What to include in a multichannel marketing plan

A multichannel marketing campaign isn't meant to be a quick hit or one-and-done approach to campaign management, but rather a long-term strategy built on the foundation of establishing brand awareness and a relationship with prospects. Marketing teams can run many short-term individual campaigns but being consistent about using all channels available to them will continue to reinforce that campaign over time, especially in businesses with long sales cycles such as real estate, finance and automotive industries.

Some of the typical elements found in a marketing campaign are:

  • websites or physical storefronts;
  • print;
  • email and print mail;
  • TV;
  • text messaging;
  • blogging and other premium content, such as white papers, e-books and case studies;
  • sponsored media and other paid ads; and
  • social media.

An effective multichannel marketing strategy uses a combination of all those elements to deliver a consistent message to the target market. This connects multiple channels together into a well-rounded campaign.

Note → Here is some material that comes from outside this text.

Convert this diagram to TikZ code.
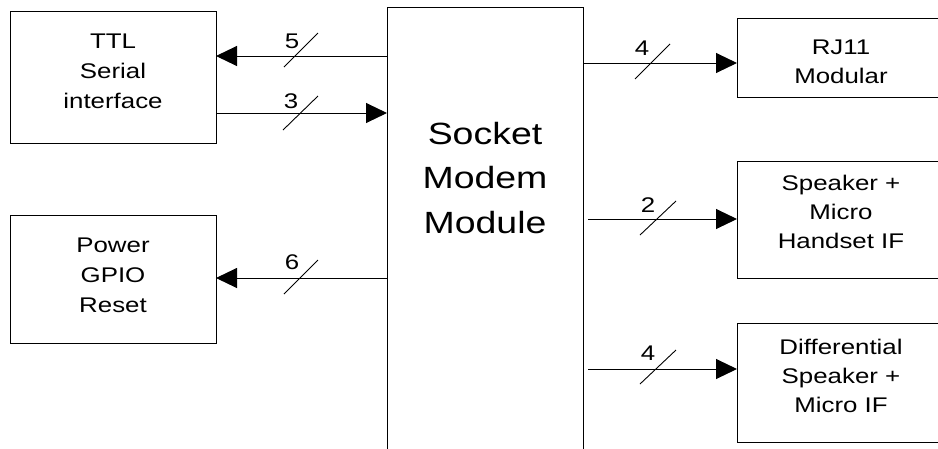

Outside of the specific content or channels, the multichannel marketing plan must consider the foundations of being able to execute these types of campaigns. The multichannel marketing campaign requires:

  • detailed customer and buyer persona profiles;
  • specific, measurable, attainable, realistic and timely (SMART) goals for new customer acquisition, as well as customer retention or repeat purchases;
  • marketing tactics that combine an inbound and outbound marketing approach using content and sales alignment;
  • the marketing team's ability to track and collect data on integrated channels for any potential optimization; and
  • an understanding of how the marketing team will measure results for effectiveness.

By having this foundation in place, marketing teams can identify where sales are coming from and how -- or where -- to allocate resources and budget in future campaigns.

Many companies also integrate other organizational plans -- such as digital marketing plans, an overall marketing plan and an individual campaign plan -- into their multichannel marketing approach. An effective integration of these plans can yield a long-term integrated communications strategy to attract, nurture and convert leads and exceed sales targets.